- _Written request_: Write out the listing below without alteration, omitting its pictures.

- _Material provided_:
=====

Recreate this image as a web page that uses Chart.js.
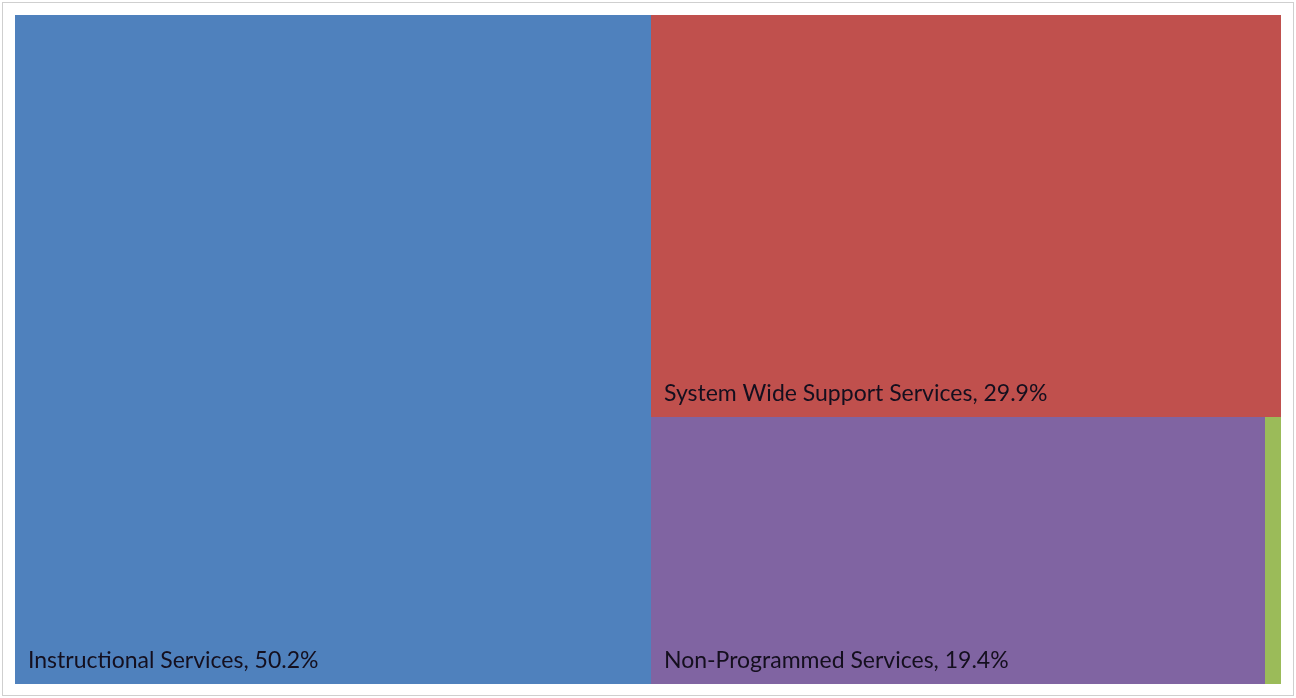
<!DOCTYPE html>
<html>
<head>
<meta charset="utf-8">
<script src="https://cdn.jsdelivr.net/npm/chart.js@4/dist/chart.umd.min.js"></script>
<style>
  html, body { margin: 0; padding: 0; background: #fff; }
  #wrap { position: relative; width: 1296px; height: 698px; }
  #frame { position: absolute; left: 2px; top: 2px; width: 1290px; height: 692px; border: 1px solid #cfcfcf; pointer-events: none; }
</style>
</head>
<body>
<div id="wrap">
  <canvas id="tree"></canvas>
  <div id="frame"></div>
</div>
<script>
// budget categories and their share (%)
const categories = ['Instructional Services', 'System Wide Support Services', 'Non-Programmed Services', 'Other'];
const shares = [50.2, 29.9, 19.4, 0.5];
const colors = ['#4F81BD', '#C0504D', '#8064A2', '#9BBB59'];

// squarified treemap layout, done in pixel-proportional units (W x H)
function squarify(values, W, H) {
    const total = values.reduce((a, b) => a + b, 0);
    const items = values.map((v, i) => ({ i: i, area: v / total * W * H }));
    const out = [];
    let r = { x: 0, y: 0, w: W, h: H };

    const worst = (row, side) => {
        const s = row.reduce((a, b) => a + b.area, 0);
        const thick = s / side;
        let m = 0;
        row.forEach((it) => {
            const len = it.area / thick;
            m = Math.max(m, len / thick, thick / len);
        });
        return m;
    };

    let idx = 0;
    while (idx < items.length) {
        const vertical = r.w >= r.h; // stack the row down the shorter side (height)
        const side = vertical ? r.h : r.w;
        let row = [items[idx]];
        let j = idx + 1;
        while (j < items.length) {
            const next = row.concat([items[j]]);
            if (worst(next, side) <= worst(row, side)) { row = next; j++; } else break;
        }
        const s = row.reduce((a, b) => a + b.area, 0);
        if (vertical) {
            const w = s / r.h;
            let y = r.y;
            row.forEach((it) => {
                const h = it.area / w;
                out[it.i] = { x: r.x, y: y, w: w, h: h };
                y += h;
            });
            r = { x: r.x + w, y: r.y, w: r.w - w, h: r.h };
        } else {
            const h = s / r.w;
            let x = r.x;
            row.forEach((it) => {
                const w = it.area / h;
                out[it.i] = { x: x, y: r.y, w: w, h: h };
                x += w;
            });
            r = { x: r.x, y: r.y + h, w: r.w, h: r.h - h };
        }
        idx = j;
    }
    // back to data units 0..100 (y measured from top)
    return out.map((c) => ({ x: c.x / W * 100, y: c.y / H * 100, w: c.w / W * 100, h: c.h / H * 100 }));
}

const treemapPlugin = {
    id: 'treemap',
    beforeDatasetsDraw(chart) {
        const { ctx, chartArea } = chart;
        const xs = chart.scales.x, ys = chart.scales.y;
        const cells = squarify(shares, chartArea.right - chartArea.left, chartArea.bottom - chartArea.top);
        const boxes = cells.map((c) => ({
            x0: Math.round(xs.getPixelForValue(c.x)),
            x1: Math.round(xs.getPixelForValue(c.x + c.w)),
            y0: Math.round(ys.getPixelForValue(100 - c.y)),
            y1: Math.round(ys.getPixelForValue(100 - c.y - c.h))
        }));
        ctx.save();
        boxes.forEach((b, i) => {
            ctx.fillStyle = colors[i];
            ctx.fillRect(b.x0, b.y0, b.x1 - b.x0, b.y1 - b.y0);
        });
        ctx.font = '23px Lato, "Open Sans", sans-serif';
        ctx.fillStyle = '#140f1e';
        ctx.textBaseline = 'alphabetic';
        boxes.forEach((b, i) => {
            const text = categories[i] + ', ' + shares[i].toFixed(1) + '%';
            if (ctx.measureText(text).width + 26 < b.x1 - b.x0) {
                ctx.fillText(text, b.x0 + 13, b.y1 - 16);
            }
        });
        ctx.restore();
    }
};

new Chart(document.getElementById('tree'), {
    type: 'scatter',
    data: { datasets: [{ data: [] }] },
    plugins: [treemapPlugin],
    options: {
        responsive: true,
        maintainAspectRatio: false,
        animation: false,
        layout: { padding: { left: 15, right: 15, top: 15, bottom: 14 } },
        scales: {
            x: { type: 'linear', min: 0, max: 100, display: false },
            y: { type: 'linear', min: 0, max: 100, display: false }
        },
        plugins: { legend: { display: false }, tooltip: { enabled: false } }
    }
});
</script>
</body>
</html>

=====

- _Correct response_:
Recreate this image as a web page that uses Chart.js.
<!DOCTYPE html>
<html>
<head>
<meta charset="utf-8">
<script src="https://cdn.jsdelivr.net/npm/chart.js@4/dist/chart.umd.min.js"></script>
<style>
  html, body { margin: 0; padding: 0; background: #fff; }
  #wrap { position: relative; width: 1296px; height: 698px; }
  #frame { position: absolute; left: 2px; top: 2px; width: 1290px; height: 692px; border: 1px solid #cfcfcf; pointer-events: none; }
</style>
</head>
<body>
<div id="wrap">
  <canvas id="tree"></canvas>
  <div id="frame"></div>
</div>
<script>
// budget categories and their share (%)
const categories = ['Instructional Services', 'System Wide Support Services', 'Non-Programmed Services', 'Other'];
const shares = [50.2, 29.9, 19.4, 0.5];
const colors = ['#4F81BD', '#C0504D', '#8064A2', '#9BBB59'];

// squarified treemap layout, done in pixel-proportional units (W x H)
function squarify(values, W, H) {
    const total = values.reduce((a, b) => a + b, 0);
    const items = values.map((v, i) => ({ i: i, area: v / total * W * H }));
    const out = [];
    let r = { x: 0, y: 0, w: W, h: H };

    const worst = (row, side) => {
        const s = row.reduce((a, b) => a + b.area, 0);
        const thick = s / side;
        let m = 0;
        row.forEach((it) => {
            const len = it.area / thick;
            m = Math.max(m, len / thick, thick / len);
        });
        return m;
    };

    let idx = 0;
    while (idx < items.length) {
        const vertical = r.w >= r.h; // stack the row down the shorter side (height)
        const side = vertical ? r.h : r.w;
        let row = [items[idx]];
        let j = idx + 1;
        while (j < items.length) {
            const next = row.concat([items[j]]);
            if (worst(next, side) <= worst(row, side)) { row = next; j++; } else break;
        }
        const s = row.reduce((a, b) => a + b.area, 0);
        if (vertical) {
            const w = s / r.h;
            let y = r.y;
            row.forEach((it) => {
                const h = it.area / w;
                out[it.i] = { x: r.x, y: y, w: w, h: h };
                y += h;
            });
            r = { x: r.x + w, y: r.y, w: r.w - w, h: r.h };
        } else {
            const h = s / r.w;
            let x = r.x;
            row.forEach((it) => {
                const w = it.area / h;
                out[it.i] = { x: x, y: r.y, w: w, h: h };
                x += w;
            });
            r = { x: r.x, y: r.y + h, w: r.w, h: r.h - h };
        }
        idx = j;
    }
    // back to data units 0..100 (y measured from top)
    return out.map((c) => ({ x: c.x / W * 100, y: c.y / H * 100, w: c.w / W * 100, h: c.h / H * 100 }));
}

const treemapPlugin = {
    id: 'treemap',
    beforeDatasetsDraw(chart) {
        const { ctx, chartArea } = chart;
        const xs = chart.scales.x, ys = chart.scales.y;
        const cells = squarify(shares, chartArea.right - chartArea.left, chartArea.bottom - chartArea.top);
        const boxes = cells.map((c) => ({
            x0: Math.round(xs.getPixelForValue(c.x)),
            x1: Math.round(xs.getPixelForValue(c.x + c.w)),
            y0: Math.round(ys.getPixelForValue(100 - c.y)),
            y1: Math.round(ys.getPixelForValue(100 - c.y - c.h))
        }));
        ctx.save();
        boxes.forEach((b, i) => {
            ctx.fillStyle = colors[i];
            ctx.fillRect(b.x0, b.y0, b.x1 - b.x0, b.y1 - b.y0);
        });
        ctx.font = '23px Lato, "Open Sans", sans-serif';
        ctx.fillStyle = '#140f1e';
        ctx.textBaseline = 'alphabetic';
        boxes.forEach((b, i) => {
            const text = categories[i] + ', ' + shares[i].toFixed(1) + '%';
            if (ctx.measureText(text).width + 26 < b.x1 - b.x0) {
                ctx.fillText(text, b.x0 + 13, b.y1 - 16);
            }
        });
        ctx.restore();
    }
};

new Chart(document.getElementById('tree'), {
    type: 'scatter',
    data: { datasets: [{ data: [] }] },
    plugins: [treemapPlugin],
    options: {
        responsive: true,
        maintainAspectRatio: false,
        animation: false,
        layout: { padding: { left: 15, right: 15, top: 15, bottom: 14 } },
        scales: {
            x: { type: 'linear', min: 0, max: 100, display: false },
            y: { type: 'linear', min: 0, max: 100, display: false }
        },
        plugins: { legend: { display: false }, tooltip: { enabled: false } }
    }
});
</script>
</body>
</html>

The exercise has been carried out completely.